For performance monitoring purposes, you need to monitor MapReduce counters, so that you view information/statistics about job execution. Monitoring MapReduce counters enables you to monitor the number of rows read, and the number of rows written as output.
You can use MapReduce counters to find performance bottlenecks. There are two main types of MapReduce counters:
- Built-in Counters – Counters that are included with MapReduce by default
- Custom counters – User-defined counters that the user can create with custom code
Below we’re going to look at some of the built-in counters you can use to monitor Hadoop.
Built-In MapReduce Counters
Built-in Counters are counters that come with MapReduce by default. There are five main types of built-in counters:
- Job counters
- Task counters
- File system counters
- FileInputFormat Counters
- FileOutput Format Counters
Job Counters
MapReduce job counters measure statistics at the job level, such as the number of failed maps or reductions.
- MILLIS_MAPS/MILLIS_REDUCES – Processing time for maps/reduces
- NUM_FAILED_MAPS/NUM_FAILED_REDUCES – Number of failed maps/reduces
- RACK_LOCAL_MAPS/DATA_LOCAL_MAPS/OTHER_LOCAL_MAPS – Counters tracking where map tasks were executed
Task Counters
Task counters collect information about tasks during execution, such as the number of input records for reduced tasks.
- REDUCE_INPUT_RECORDS – Number of input records for reduced tasks
- SPILLED_RECORDS – Number of records spilled to disk
- GC_TIME_MILLIS – Processing time spent in garbage collection
FileSystem Counters
FileSystem Counters record information about the file system, such as the number of bytes read by the FileSystem.

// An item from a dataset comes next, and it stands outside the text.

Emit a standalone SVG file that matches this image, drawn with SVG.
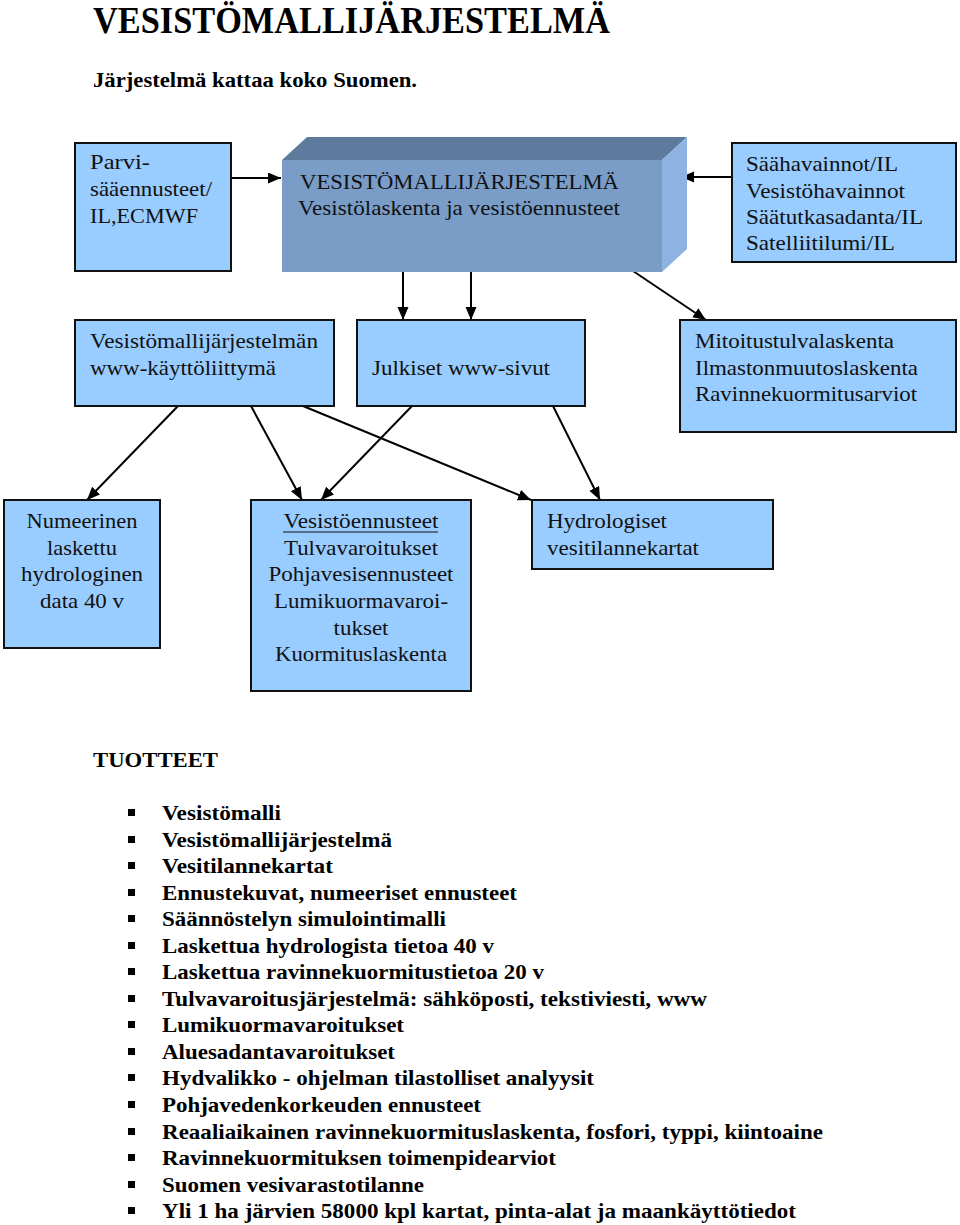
<svg xmlns="http://www.w3.org/2000/svg" width="960" height="1225" viewBox="0 0 960 1225">
<style>
.box{fill:#99CCFF;stroke:#111;stroke-width:2}
.t{font-family:"Liberation Serif","Times New Roman",serif;font-size:21.5px;fill:#111}
.c{text-anchor:middle}
.b{font-family:"Liberation Serif","Times New Roman",serif;font-weight:bold;fill:#000}
.bl{font-family:"Liberation Serif","Times New Roman",serif;font-weight:bold;font-size:22px;fill:#000}
.con{stroke:#000;stroke-width:2;fill:none;marker-end:url(#ah)}
.sq{fill:#000}
</style>
<defs>
<marker id="ah" markerUnits="userSpaceOnUse" markerWidth="14" markerHeight="12" refX="13" refY="5.5" orient="auto">
<path d="M0,0 L13,5.5 L0,11 Z" fill="#000"/>
</marker>
</defs>
<rect width="960" height="1225" fill="#fff"/>

<text class="b" x="93" y="33" font-size="37" textLength="517" lengthAdjust="spacingAndGlyphs">VESISTÖMALLIJÄRJESTELMÄ</text>
<text class="b" x="93" y="87" font-size="21" textLength="324" lengthAdjust="spacingAndGlyphs">Järjestelmä kattaa koko Suomen.</text>

<g id="connectors">
<line class="con" x1="231" y1="178" x2="281" y2="178"/>
<line class="con" x1="732" y1="177" x2="681" y2="177"/>
<line class="con" x1="403" y1="272" x2="403" y2="320"/>
<line class="con" x1="471" y1="272" x2="471" y2="320"/>
<line class="con" x1="633" y1="271" x2="706" y2="320"/>
<line class="con" x1="178" y1="406" x2="87" y2="500"/>
<line class="con" x1="251" y1="406" x2="302" y2="500"/>
<line class="con" x1="303" y1="406" x2="531" y2="500"/>
<line class="con" x1="412" y1="406" x2="321" y2="500"/>
<line class="con" x1="553" y1="406" x2="600" y2="500"/>
</g>

<g id="parvi">
<rect class="box" x="75" y="143" width="156" height="128"/>
<text class="t" x="90" y="169" textLength="60" lengthAdjust="spacingAndGlyphs">Parvi-</text>
<text class="t" x="90" y="196" textLength="122" lengthAdjust="spacingAndGlyphs">sääennusteet/</text>
<text class="t" x="90" y="223" textLength="108" lengthAdjust="spacingAndGlyphs">IL,ECMWF</text>
</g>

<g id="vesistomallijarjestelma">
<polygon points="282,160 307,137 687,137 662,160" fill="#5E7B9E"/>
<polygon points="662,160 687,137 687,249 662,272" fill="#8DB3E2"/>
<rect x="282" y="160" width="380" height="112" fill="#7A9DC8"/>
<text class="t" x="300" y="189" textLength="319" lengthAdjust="spacingAndGlyphs">VESISTÖMALLIJÄRJESTELMÄ</text>
<text class="t" x="298" y="215" textLength="322" lengthAdjust="spacingAndGlyphs">Vesistölaskenta ja vesistöennusteet</text>
</g>

<g id="havainnot">
<rect class="box" x="732" y="143" width="224" height="119"/>
<text class="t" x="746" y="171" textLength="152" lengthAdjust="spacingAndGlyphs">Säähavainnot/IL</text>
<text class="t" x="746" y="198" textLength="159" lengthAdjust="spacingAndGlyphs">Vesistöhavainnot</text>
<text class="t" x="746" y="224" textLength="177" lengthAdjust="spacingAndGlyphs">Säätutkasadanta/IL</text>
<text class="t" x="746" y="250" textLength="149" lengthAdjust="spacingAndGlyphs">Satelliitilumi/IL</text>
</g>

<g id="kayttoliittyma">
<rect class="box" x="75" y="320" width="259" height="86"/>
<text class="t" x="90" y="348" textLength="228" lengthAdjust="spacingAndGlyphs">Vesistömallijärjestelmän</text>
<text class="t" x="90" y="375" textLength="186" lengthAdjust="spacingAndGlyphs">www-käyttöliittymä</text>
</g>

<g id="julkiset">
<rect class="box" x="357" y="320" width="228" height="86"/>
<text class="t" x="372" y="375" textLength="178" lengthAdjust="spacingAndGlyphs">Julkiset www-sivut</text>
</g>

<g id="mitoitus">
<rect class="box" x="680" y="320" width="276" height="112"/>
<text class="t" x="695" y="348" textLength="199" lengthAdjust="spacingAndGlyphs">Mitoitustulvalaskenta</text>
<text class="t" x="695" y="375" textLength="223" lengthAdjust="spacingAndGlyphs">Ilmastonmuutoslaskenta</text>
<text class="t" x="695" y="401" textLength="222" lengthAdjust="spacingAndGlyphs">Ravinnekuormitusarviot</text>
</g>

<g id="numeerinen">
<rect class="box" x="4" y="500" width="156" height="148"/>
<text class="t c" x="82" y="528" textLength="111" lengthAdjust="spacingAndGlyphs">Numeerinen</text>
<text class="t c" x="82" y="555" textLength="70" lengthAdjust="spacingAndGlyphs">laskettu</text>
<text class="t c" x="82" y="581" textLength="122" lengthAdjust="spacingAndGlyphs">hydrologinen</text>
<text class="t c" x="82" y="608" textLength="84" lengthAdjust="spacingAndGlyphs">data 40 v</text>
</g>

<g id="ennusteet">
<rect class="box" x="251" y="500" width="220" height="191"/>
<text class="t c" x="361" y="528" textLength="155" lengthAdjust="spacingAndGlyphs">Vesistöennusteet</text>
<line x1="283" y1="532" x2="438" y2="532" stroke="#111" stroke-width="1.2"/>
<text class="t c" x="361" y="555" textLength="154" lengthAdjust="spacingAndGlyphs">Tulvavaroitukset</text>
<text class="t c" x="361" y="581" textLength="185" lengthAdjust="spacingAndGlyphs">Pohjavesisennusteet</text>
<text class="t c" x="361" y="608" textLength="174" lengthAdjust="spacingAndGlyphs">Lumikuormavaroi-</text>
<text class="t c" x="361" y="635" textLength="55" lengthAdjust="spacingAndGlyphs">tukset</text>
<text class="t c" x="361" y="661" textLength="172" lengthAdjust="spacingAndGlyphs">Kuormituslaskenta</text>
</g>

<g id="hydrologiset">
<rect class="box" x="532" y="500" width="241" height="69"/>
<text class="t" x="547" y="528" textLength="120" lengthAdjust="spacingAndGlyphs">Hydrologiset</text>
<text class="t" x="547" y="555" textLength="152" lengthAdjust="spacingAndGlyphs">vesitilannekartat</text>
</g>

<g id="tuotteet">
<text class="b" x="93" y="767" font-size="22" textLength="125" lengthAdjust="spacingAndGlyphs">TUOTTEET</text>
<rect class="sq" x="128" y="809" width="7" height="7"/>
<text class="bl" x="162" y="820" textLength="119" lengthAdjust="spacingAndGlyphs">Vesistömalli</text>
<rect class="sq" x="128" y="836" width="7" height="7"/>
<text class="bl" x="162" y="847" textLength="230" lengthAdjust="spacingAndGlyphs">Vesistömallijärjestelmä</text>
<rect class="sq" x="128" y="862" width="7" height="7"/>
<text class="bl" x="162" y="873" textLength="171" lengthAdjust="spacingAndGlyphs">Vesitilannekartat</text>
<rect class="sq" x="128" y="889" width="7" height="7"/>
<text class="bl" x="162" y="900" textLength="355" lengthAdjust="spacingAndGlyphs">Ennustekuvat, numeeriset ennusteet</text>
<rect class="sq" x="128" y="915" width="7" height="7"/>
<text class="bl" x="162" y="926" textLength="284" lengthAdjust="spacingAndGlyphs">Säännöstelyn simulointimalli</text>
<rect class="sq" x="128" y="942" width="7" height="7"/>
<text class="bl" x="162" y="953" textLength="332" lengthAdjust="spacingAndGlyphs">Laskettua hydrologista tietoa 40 v</text>
<rect class="sq" x="128" y="968" width="7" height="7"/>
<text class="bl" x="162" y="979" textLength="382" lengthAdjust="spacingAndGlyphs">Laskettua ravinnekuormitustietoa 20 v</text>
<rect class="sq" x="128" y="995" width="7" height="7"/>
<text class="bl" x="162" y="1006" textLength="545" lengthAdjust="spacingAndGlyphs">Tulvavaroitusjärjestelmä: sähköposti, tekstiviesti, www</text>
<rect class="sq" x="128" y="1021" width="7" height="7"/>
<text class="bl" x="162" y="1032" textLength="242" lengthAdjust="spacingAndGlyphs">Lumikuormavaroitukset</text>
<rect class="sq" x="128" y="1048" width="7" height="7"/>
<text class="bl" x="162" y="1059" textLength="233" lengthAdjust="spacingAndGlyphs">Aluesadantavaroitukset</text>
<rect class="sq" x="128" y="1074" width="7" height="7"/>
<text class="bl" x="162" y="1085" textLength="432" lengthAdjust="spacingAndGlyphs">Hydvalikko - ohjelman tilastolliset analyysit</text>
<rect class="sq" x="128" y="1101" width="7" height="7"/>
<text class="bl" x="162" y="1112" textLength="319" lengthAdjust="spacingAndGlyphs">Pohjavedenkorkeuden ennusteet</text>
<rect class="sq" x="128" y="1128" width="7" height="7"/>
<text class="bl" x="162" y="1139" textLength="661" lengthAdjust="spacingAndGlyphs">Reaaliaikainen ravinnekuormituslaskenta, fosfori, typpi, kiintoaine</text>
<rect class="sq" x="128" y="1154" width="7" height="7"/>
<text class="bl" x="162" y="1165" textLength="394" lengthAdjust="spacingAndGlyphs">Ravinnekuormituksen toimenpidearviot</text>
<rect class="sq" x="128" y="1181" width="7" height="7"/>
<text class="bl" x="162" y="1192" textLength="262" lengthAdjust="spacingAndGlyphs">Suomen vesivarastotilanne</text>
<rect class="sq" x="128" y="1207" width="7" height="7"/>
<text class="bl" x="162" y="1218" textLength="634" lengthAdjust="spacingAndGlyphs">Yli 1 ha järvien 58000 kpl kartat, pinta-alat ja maankäyttötiedot</text>
</g>
</svg>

- FileSystem bytes read – The number of bytes read by the FileSystem
- FileSystem bytes written – The number of bytes written to the FileSystem
FileInputFormat Counters
FileInputFormat Counters record information about the number of bytes read by map tasks
- Bytes read – Displays the bytes read by map tasks with the specific input format
File OutputFormat Counters
FileOutputFormat counters gather information on the number of bytes written by map tasks or reduce tasks in the output format.

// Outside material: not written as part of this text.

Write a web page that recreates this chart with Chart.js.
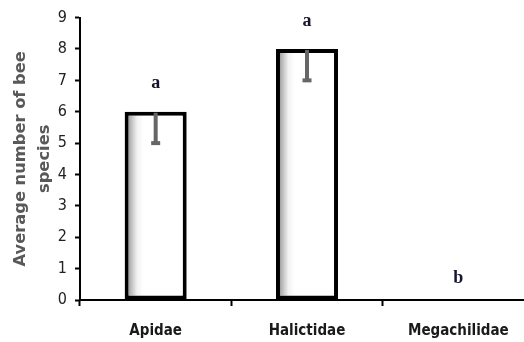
<!DOCTYPE html>
<html>
<head>
<meta charset="utf-8">
<script src="https://cdn.jsdelivr.net/npm/chart.js@4"></script>
<style>
  html, body { margin: 0; padding: 0; background: #fff; overflow: hidden; }
</style>
</head>
<body>
<canvas id="beeChart" width="534" height="342"></canvas>
<script>
const families = ['Apidae', 'Halictidae', 'Megachilidae'];
const meanSpecies = [6, 8, 0];
const errorDown = [1, 1, 0];
const groupLetters = ['a', 'a', 'b'];
const yTicks = [0, 1, 2, 3, 4, 5, 6, 7, 8, 9];

// gradient: grey shade on the left edge of each bar fading to white
function barFill(ctx) {
  const chart = ctx.chart;
  const xs = chart.scales.x;
  if (!xs || !chart.chartArea) return '#fff';
  const i = ctx.dataIndex;
  const w = (xs.width / families.length) * 0.41;
  const cx = xs.getPixelForValue(i);
  const g = chart.ctx.createLinearGradient(cx - w / 2, 0, cx + w / 2, 0);
  g.addColorStop(0, '#6e6e6e');
  g.addColorStop(0.09, '#b5b5b5');
  g.addColorStop(0.2, '#f2f2f2');
  g.addColorStop(0.3, '#ffffff');
  g.addColorStop(1, '#ffffff');
  return g;
}

// error bars (lower side only) and significance letters
const extras = {
  id: 'extras',
  afterDatasetsDraw(chart) {
    const { ctx } = chart;
    const xs = chart.scales.x;
    const ys = chart.scales.y;
    ctx.save();
    meanSpecies.forEach((v, i) => {
      const x = xs.getPixelForValue(i);
      if (errorDown[i] > 0) {
        const top = ys.getPixelForValue(v) + 1;
        const bot = ys.getPixelForValue(v - errorDown[i]);
        ctx.fillStyle = '#666';
        ctx.fillRect(x - 2, top, 4, bot - top);
        ctx.fillRect(x - 4.5, bot - 2, 9, 4);
      }
      ctx.fillStyle = '#15152e';
      ctx.font = 'bold 18px "Liberation Serif", serif';
      ctx.textAlign = 'center';
      ctx.textBaseline = 'middle';
      const off = v > 0 ? 28 : 22;
      ctx.fillText(groupLetters[i], x, ys.getPixelForValue(v) - off);
    });
    ctx.restore();
  }
};

new Chart(document.getElementById('beeChart').getContext('2d'), {
  type: 'bar',
  data: {
    labels: families,
    datasets: [{
      data: meanSpecies,
      backgroundColor: barFill,
      borderColor: '#000',
      borderWidth: meanSpecies.map((v) => (v > 0 ? 4 : 0)),
      borderSkipped: false,
      categoryPercentage: 1,
      barPercentage: 0.41,
    }],
  },
  options: {
    responsive: false,
    animation: false,
    layout: { padding: { top: 17, right: 0, left: 0, bottom: 0 } },
    plugins: {
      legend: { display: false },
      tooltip: { enabled: false },
    },
    scales: {
      x: {
        offset: true,
        grid: {
          display: true,
          offset: true,
          drawOnChartArea: false,
          tickLength: 6,
          tickColor: '#000',
          tickWidth: 2,
        },
        border: { color: '#000', width: 2 },
        ticks: {
          color: '#1a1a1a',
          padding: 16,
          font: { family: '"Liberation Sans Narrow", "DejaVu Sans Condensed", sans-serif', size: 15, weight: 'bold' },
        },
        afterFit(scale) { scale.height = 42; },
      },
      y: {
        min: 0,
        max: 9,
        afterBuildTicks(scale) { scale.ticks = yTicks.map((v) => ({ value: v })); },
        grid: {
          display: true,
          drawOnChartArea: false,
          tickLength: 5,
          tickColor: '#000',
          tickWidth: 2,
        },
        border: { color: '#000', width: 2 },
        ticks: {
          color: '#222',
          padding: 8,
          font: { family: '"Liberation Sans Narrow", "DejaVu Sans Condensed", sans-serif', size: 16 },
        },
        title: {
          display: true,
          text: ['Average number of bee', 'species'],
          color: '#595959',
          font: { family: '"DejaVu Sans", sans-serif', size: 16.3, weight: 'bold', lineHeight: 1.45 },
          padding: { top: 9, bottom: 0 },
        },
        afterFit(scale) { scale.width = 80; },
      },
    },
  },
  plugins: [extras],
});
</script>
</body>
</html>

- Bytes written – Displays the bytes written by map and reduce tasks with the specified format
How to Monitor MapReduce Counters
You can monitor MapReduce counters for jobs through the ResourceManager web UI. To load up the ResourceManager web UI, go to your browser and enter the following URL:
http://<resourcemanagerhost>:8088
Here you will be shown a list of All Applications in a table format. Now, go to the application you want to monitor and click the History hyperlink in the Tracking UI column.
On the application page, click on the Counters option on the left-hand side. You will now be able to view counters associated with the job monitored.
YARN Metrics
Yet Another Resource Negotiator (YARN) is the component of Hadoop that’s responsible for allocating system resources to the applications or tasks running within a Hadoop cluster.
There are three main categories of YARN metrics:
- Cluster metrics – Enable you to monitor high-level YARN application execution
- Application metrics – Monitor execution of individual YARN applications
- NodeManager metrics – Monitor information at the individual node level
Cluster Metrics
Cluster metrics can be used to view a YARN application execution.
- unhealthyNodes – Number of unhealthy nodes
- activeNodes – Number of currently active nodes
- lostNodes – Number of lost nodes
- appsFailed – Number of failed applications
- totalMB/allocatedMB – Total amount of memory/amount of memory allocated
Application metrics
Application metrics provide in-depth information on the execution of YARN applications.
- progress – Application execution progress meter
NodeManager metrics
NodeManager metrics display information on resources within individual nodes.
- containersFailed – Number of containers that failed to launch
How to Monitor YARN Metrics
To collect metrics for YARN, you can use the HTTP API. With your resource manager, host query the yarn metrics located on port 8088 by entering the following (use the qry parameter to specify the MBeans you want to monitor).
Resourcemanagerhost:8088/jmx?qry=java.lang:type=memory
ZooKeeper Metrics
ZooKeeper is a centralized service that maintains configuration information and delivers distributed synchronization across a Hadoop cluster. ZooKeeper is responsible for maintaining the availability of the HDFS NameNode and YARNs ResourceManager.
Some key ZooKeeper metrics you should monitor include:
- zk_followers – Number of active followers
- zk_avg_latency – Amount of time it takes to respond to a client request (in ms)
- zk_num_alive_connections – Number of clients connected to ZooKeeper
How to Collect Zookeeper Metrics
There are a number of ways you can collect metrics for Zookeeper, but the easiest is by using the 4 letter word commands through Telnet or Netcat at the client port. To keep things simple, we’re going to look at the mntr, arguably the most important of the four 4 letter word commands.
$ echo mntr | nc localhost 2555
Entering the mntr command will return you information on average latency, maximum latency, packets received, packets sent, outstanding requests, number of followers, and more. You can view a list of four-letter word commands on the Apache ZooKeeper site.
Conclusion
Monitoring Hadoop metrics is vital for making sure that your clusters stay up and running. While you can attempt to monitor Hadoop metrics through JMX or an HTTP API, it doesn’t offer the complete monitoring experience that many infrastructure monitoring tools like Prometheus, LogicMonitor, and Dynatrace do.
These tools offer features like custom dashboards and alerts that provide you with a more holistic perspective of what’s going on. By collecting all of your Hadoop performance data and putting it in one place, you’ll be able to monitor the performance of your systems much more effectively.